*Provided material*

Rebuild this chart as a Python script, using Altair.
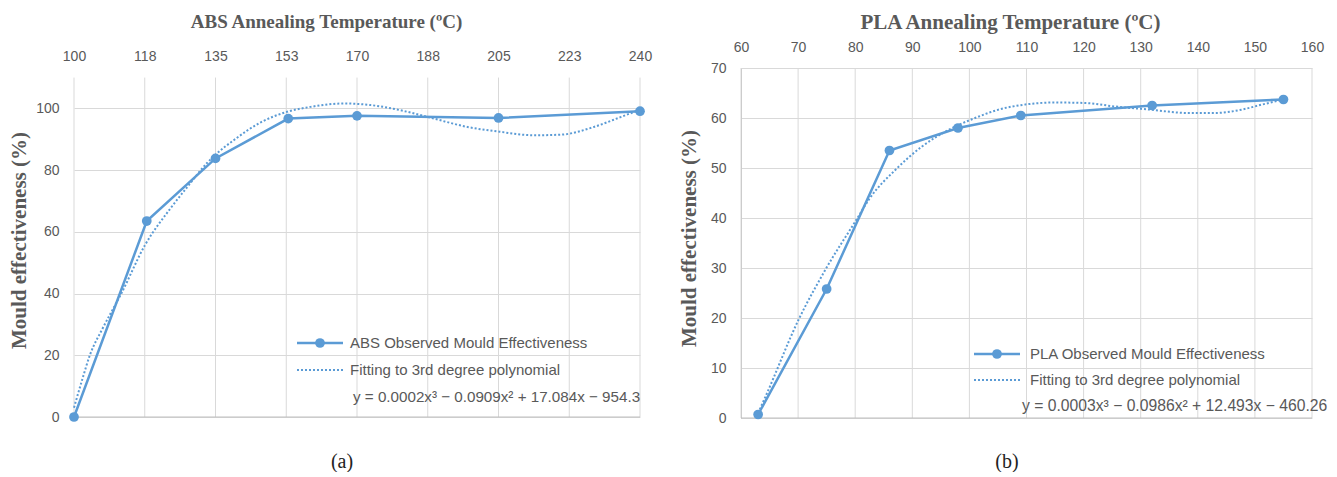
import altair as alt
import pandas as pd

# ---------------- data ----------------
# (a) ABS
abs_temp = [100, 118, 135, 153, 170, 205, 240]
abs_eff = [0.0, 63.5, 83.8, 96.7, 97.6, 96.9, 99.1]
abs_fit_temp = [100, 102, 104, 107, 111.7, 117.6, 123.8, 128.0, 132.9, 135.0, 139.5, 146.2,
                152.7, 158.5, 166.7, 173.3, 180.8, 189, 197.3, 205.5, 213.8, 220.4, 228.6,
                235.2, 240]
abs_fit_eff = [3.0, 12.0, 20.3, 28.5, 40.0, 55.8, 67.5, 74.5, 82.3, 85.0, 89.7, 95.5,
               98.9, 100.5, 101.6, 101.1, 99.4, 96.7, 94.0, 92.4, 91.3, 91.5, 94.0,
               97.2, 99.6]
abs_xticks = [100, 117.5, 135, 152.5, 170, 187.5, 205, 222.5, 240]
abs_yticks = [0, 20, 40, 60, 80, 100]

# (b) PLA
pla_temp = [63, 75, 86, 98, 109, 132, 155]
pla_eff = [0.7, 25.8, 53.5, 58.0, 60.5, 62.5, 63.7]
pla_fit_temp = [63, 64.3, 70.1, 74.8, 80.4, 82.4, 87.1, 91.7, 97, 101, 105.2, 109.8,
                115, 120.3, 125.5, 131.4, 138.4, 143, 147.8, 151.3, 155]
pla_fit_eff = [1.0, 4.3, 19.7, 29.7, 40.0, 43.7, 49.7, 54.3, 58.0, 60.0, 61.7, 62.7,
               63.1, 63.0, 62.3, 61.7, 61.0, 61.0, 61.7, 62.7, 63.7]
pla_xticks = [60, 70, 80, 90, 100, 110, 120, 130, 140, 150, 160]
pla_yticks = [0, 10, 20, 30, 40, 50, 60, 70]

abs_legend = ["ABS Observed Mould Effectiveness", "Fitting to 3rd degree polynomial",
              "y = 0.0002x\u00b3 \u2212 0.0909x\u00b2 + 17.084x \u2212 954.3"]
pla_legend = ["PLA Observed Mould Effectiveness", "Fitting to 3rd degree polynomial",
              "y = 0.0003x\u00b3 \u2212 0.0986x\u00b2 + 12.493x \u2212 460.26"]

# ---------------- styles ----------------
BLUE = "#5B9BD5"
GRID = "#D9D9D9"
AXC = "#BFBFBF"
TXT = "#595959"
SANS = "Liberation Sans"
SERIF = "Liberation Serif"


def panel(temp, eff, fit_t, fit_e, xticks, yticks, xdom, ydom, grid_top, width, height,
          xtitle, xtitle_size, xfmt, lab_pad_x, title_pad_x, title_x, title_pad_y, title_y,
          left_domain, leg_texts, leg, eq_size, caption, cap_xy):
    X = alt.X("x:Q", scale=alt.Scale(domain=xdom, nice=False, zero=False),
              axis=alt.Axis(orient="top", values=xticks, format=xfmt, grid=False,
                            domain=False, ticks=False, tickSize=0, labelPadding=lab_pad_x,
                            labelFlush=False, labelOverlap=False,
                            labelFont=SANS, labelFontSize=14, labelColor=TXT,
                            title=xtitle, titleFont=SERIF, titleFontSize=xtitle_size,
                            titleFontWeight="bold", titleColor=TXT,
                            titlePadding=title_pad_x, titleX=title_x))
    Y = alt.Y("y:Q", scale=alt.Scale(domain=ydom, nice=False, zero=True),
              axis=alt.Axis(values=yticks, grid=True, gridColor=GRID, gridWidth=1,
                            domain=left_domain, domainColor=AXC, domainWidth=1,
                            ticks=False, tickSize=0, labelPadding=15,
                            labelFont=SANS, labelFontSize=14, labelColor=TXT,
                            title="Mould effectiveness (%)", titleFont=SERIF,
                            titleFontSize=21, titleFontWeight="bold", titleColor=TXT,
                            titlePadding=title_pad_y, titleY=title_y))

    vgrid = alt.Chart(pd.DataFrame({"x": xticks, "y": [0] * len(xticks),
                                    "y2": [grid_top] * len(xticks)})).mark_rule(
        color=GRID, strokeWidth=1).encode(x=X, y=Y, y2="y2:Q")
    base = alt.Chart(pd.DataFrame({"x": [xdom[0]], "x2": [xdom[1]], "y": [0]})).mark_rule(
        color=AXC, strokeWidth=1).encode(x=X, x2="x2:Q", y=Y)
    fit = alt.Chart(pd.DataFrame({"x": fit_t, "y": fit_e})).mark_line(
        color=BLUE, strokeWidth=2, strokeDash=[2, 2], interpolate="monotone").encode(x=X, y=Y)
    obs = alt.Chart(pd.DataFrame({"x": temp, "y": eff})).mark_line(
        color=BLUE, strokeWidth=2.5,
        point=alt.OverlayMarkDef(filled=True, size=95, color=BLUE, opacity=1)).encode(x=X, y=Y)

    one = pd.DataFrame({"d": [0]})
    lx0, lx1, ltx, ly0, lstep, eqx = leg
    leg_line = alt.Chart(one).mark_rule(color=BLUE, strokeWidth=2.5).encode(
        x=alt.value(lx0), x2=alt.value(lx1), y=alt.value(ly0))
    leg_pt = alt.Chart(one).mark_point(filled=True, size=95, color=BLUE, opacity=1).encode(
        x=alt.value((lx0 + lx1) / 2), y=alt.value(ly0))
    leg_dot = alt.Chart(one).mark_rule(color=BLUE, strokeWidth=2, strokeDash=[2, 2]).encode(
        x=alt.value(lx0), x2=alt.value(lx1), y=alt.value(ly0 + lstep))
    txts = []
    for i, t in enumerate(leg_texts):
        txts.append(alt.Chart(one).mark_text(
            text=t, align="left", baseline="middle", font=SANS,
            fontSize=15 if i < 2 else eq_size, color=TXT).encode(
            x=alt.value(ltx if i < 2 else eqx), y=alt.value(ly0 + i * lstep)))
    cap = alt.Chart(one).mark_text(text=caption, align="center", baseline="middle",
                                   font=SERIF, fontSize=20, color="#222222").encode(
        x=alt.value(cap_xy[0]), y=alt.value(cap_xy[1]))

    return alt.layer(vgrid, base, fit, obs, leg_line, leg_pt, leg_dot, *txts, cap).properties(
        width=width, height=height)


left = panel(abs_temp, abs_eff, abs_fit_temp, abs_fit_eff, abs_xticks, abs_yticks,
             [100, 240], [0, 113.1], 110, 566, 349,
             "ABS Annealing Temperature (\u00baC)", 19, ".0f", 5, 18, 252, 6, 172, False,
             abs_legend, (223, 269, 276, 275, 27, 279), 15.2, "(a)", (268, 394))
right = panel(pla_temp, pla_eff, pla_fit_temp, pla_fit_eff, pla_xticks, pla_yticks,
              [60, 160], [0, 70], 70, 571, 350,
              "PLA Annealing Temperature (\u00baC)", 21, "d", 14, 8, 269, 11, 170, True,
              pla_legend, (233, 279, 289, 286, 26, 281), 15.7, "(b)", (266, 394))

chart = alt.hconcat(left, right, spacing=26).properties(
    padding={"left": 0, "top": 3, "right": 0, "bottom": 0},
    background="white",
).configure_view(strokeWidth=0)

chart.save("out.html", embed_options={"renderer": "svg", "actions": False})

*Short problem*
Except for the pictures, give all the material above again verbatim.

*Output*
Rebuild this chart as a Python script, using Altair.
import altair as alt
import pandas as pd

# ---------------- data ----------------
# (a) ABS
abs_temp = [100, 118, 135, 153, 170, 205, 240]
abs_eff = [0.0, 63.5, 83.8, 96.7, 97.6, 96.9, 99.1]
abs_fit_temp = [100, 102, 104, 107, 111.7, 117.6, 123.8, 128.0, 132.9, 135.0, 139.5, 146.2,
                152.7, 158.5, 166.7, 173.3, 180.8, 189, 197.3, 205.5, 213.8, 220.4, 228.6,
                235.2, 240]
abs_fit_eff = [3.0, 12.0, 20.3, 28.5, 40.0, 55.8, 67.5, 74.5, 82.3, 85.0, 89.7, 95.5,
               98.9, 100.5, 101.6, 101.1, 99.4, 96.7, 94.0, 92.4, 91.3, 91.5, 94.0,
               97.2, 99.6]
abs_xticks = [100, 117.5, 135, 152.5, 170, 187.5, 205, 222.5, 240]
abs_yticks = [0, 20, 40, 60, 80, 100]

# (b) PLA
pla_temp = [63, 75, 86, 98, 109, 132, 155]
pla_eff = [0.7, 25.8, 53.5, 58.0, 60.5, 62.5, 63.7]
pla_fit_temp = [63, 64.3, 70.1, 74.8, 80.4, 82.4, 87.1, 91.7, 97, 101, 105.2, 109.8,
                115, 120.3, 125.5, 131.4, 138.4, 143, 147.8, 151.3, 155]
pla_fit_eff = [1.0, 4.3, 19.7, 29.7, 40.0, 43.7, 49.7, 54.3, 58.0, 60.0, 61.7, 62.7,
               63.1, 63.0, 62.3, 61.7, 61.0, 61.0, 61.7, 62.7, 63.7]
pla_xticks = [60, 70, 80, 90, 100, 110, 120, 130, 140, 150, 160]
pla_yticks = [0, 10, 20, 30, 40, 50, 60, 70]

abs_legend = ["ABS Observed Mould Effectiveness", "Fitting to 3rd degree polynomial",
              "y = 0.0002x\u00b3 \u2212 0.0909x\u00b2 + 17.084x \u2212 954.3"]
pla_legend = ["PLA Observed Mould Effectiveness", "Fitting to 3rd degree polynomial",
              "y = 0.0003x\u00b3 \u2212 0.0986x\u00b2 + 12.493x \u2212 460.26"]

# ---------------- styles ----------------
BLUE = "#5B9BD5"
GRID = "#D9D9D9"
AXC = "#BFBFBF"
TXT = "#595959"
SANS = "Liberation Sans"
SERIF = "Liberation Serif"


def panel(temp, eff, fit_t, fit_e, xticks, yticks, xdom, ydom, grid_top, width, height,
          xtitle, xtitle_size, xfmt, lab_pad_x, title_pad_x, title_x, title_pad_y, title_y,
          left_domain, leg_texts, leg, eq_size, caption, cap_xy):
    X = alt.X("x:Q", scale=alt.Scale(domain=xdom, nice=False, zero=False),
              axis=alt.Axis(orient="top", values=xticks, format=xfmt, grid=False,
                            domain=False, ticks=False, tickSize=0, labelPadding=lab_pad_x,
                            labelFlush=False, labelOverlap=False,
                            labelFont=SANS, labelFontSize=14, labelColor=TXT,
                            title=xtitle, titleFont=SERIF, titleFontSize=xtitle_size,
                            titleFontWeight="bold", titleColor=TXT,
                            titlePadding=title_pad_x, titleX=title_x))
    Y = alt.Y("y:Q", scale=alt.Scale(domain=ydom, nice=False, zero=True),
              axis=alt.Axis(values=yticks, grid=True, gridColor=GRID, gridWidth=1,
                            domain=left_domain, domainColor=AXC, domainWidth=1,
                            ticks=False, tickSize=0, labelPadding=15,
                            labelFont=SANS, labelFontSize=14, labelColor=TXT,
                            title="Mould effectiveness (%)", titleFont=SERIF,
                            titleFontSize=21, titleFontWeight="bold", titleColor=TXT,
                            titlePadding=title_pad_y, titleY=title_y))

    vgrid = alt.Chart(pd.DataFrame({"x": xticks, "y": [0] * len(xticks),
                                    "y2": [grid_top] * len(xticks)})).mark_rule(
        color=GRID, strokeWidth=1).encode(x=X, y=Y, y2="y2:Q")
    base = alt.Chart(pd.DataFrame({"x": [xdom[0]], "x2": [xdom[1]], "y": [0]})).mark_rule(
        color=AXC, strokeWidth=1).encode(x=X, x2="x2:Q", y=Y)
    fit = alt.Chart(pd.DataFrame({"x": fit_t, "y": fit_e})).mark_line(
        color=BLUE, strokeWidth=2, strokeDash=[2, 2], interpolate="monotone").encode(x=X, y=Y)
    obs = alt.Chart(pd.DataFrame({"x": temp, "y": eff})).mark_line(
        color=BLUE, strokeWidth=2.5,
        point=alt.OverlayMarkDef(filled=True, size=95, color=BLUE, opacity=1)).encode(x=X, y=Y)

    one = pd.DataFrame({"d": [0]})
    lx0, lx1, ltx, ly0, lstep, eqx = leg
    leg_line = alt.Chart(one).mark_rule(color=BLUE, strokeWidth=2.5).encode(
        x=alt.value(lx0), x2=alt.value(lx1), y=alt.value(ly0))
    leg_pt = alt.Chart(one).mark_point(filled=True, size=95, color=BLUE, opacity=1).encode(
        x=alt.value((lx0 + lx1) / 2), y=alt.value(ly0))
    leg_dot = alt.Chart(one).mark_rule(color=BLUE, strokeWidth=2, strokeDash=[2, 2]).encode(
        x=alt.value(lx0), x2=alt.value(lx1), y=alt.value(ly0 + lstep))
    txts = []
    for i, t in enumerate(leg_texts):
        txts.append(alt.Chart(one).mark_text(
            text=t, align="left", baseline="middle", font=SANS,
            fontSize=15 if i < 2 else eq_size, color=TXT).encode(
            x=alt.value(ltx if i < 2 else eqx), y=alt.value(ly0 + i * lstep)))
    cap = alt.Chart(one).mark_text(text=caption, align="center", baseline="middle",
                                   font=SERIF, fontSize=20, color="#222222").encode(
        x=alt.value(cap_xy[0]), y=alt.value(cap_xy[1]))

    return alt.layer(vgrid, base, fit, obs, leg_line, leg_pt, leg_dot, *txts, cap).properties(
        width=width, height=height)


left = panel(abs_temp, abs_eff, abs_fit_temp, abs_fit_eff, abs_xticks, abs_yticks,
             [100, 240], [0, 113.1], 110, 566, 349,
             "ABS Annealing Temperature (\u00baC)", 19, ".0f", 5, 18, 252, 6, 172, False,
             abs_legend, (223, 269, 276, 275, 27, 279), 15.2, "(a)", (268, 394))
right = panel(pla_temp, pla_eff, pla_fit_temp, pla_fit_eff, pla_xticks, pla_yticks,
              [60, 160], [0, 70], 70, 571, 350,
              "PLA Annealing Temperature (\u00baC)", 21, "d", 14, 8, 269, 11, 170, True,
              pla_legend, (233, 279, 289, 286, 26, 281), 15.7, "(b)", (266, 394))

chart = alt.hconcat(left, right, spacing=26).properties(
    padding={"left": 0, "top": 3, "right": 0, "bottom": 0},
    background="white",
).configure_view(strokeWidth=0)

chart.save("out.html", embed_options={"renderer": "svg", "actions": False})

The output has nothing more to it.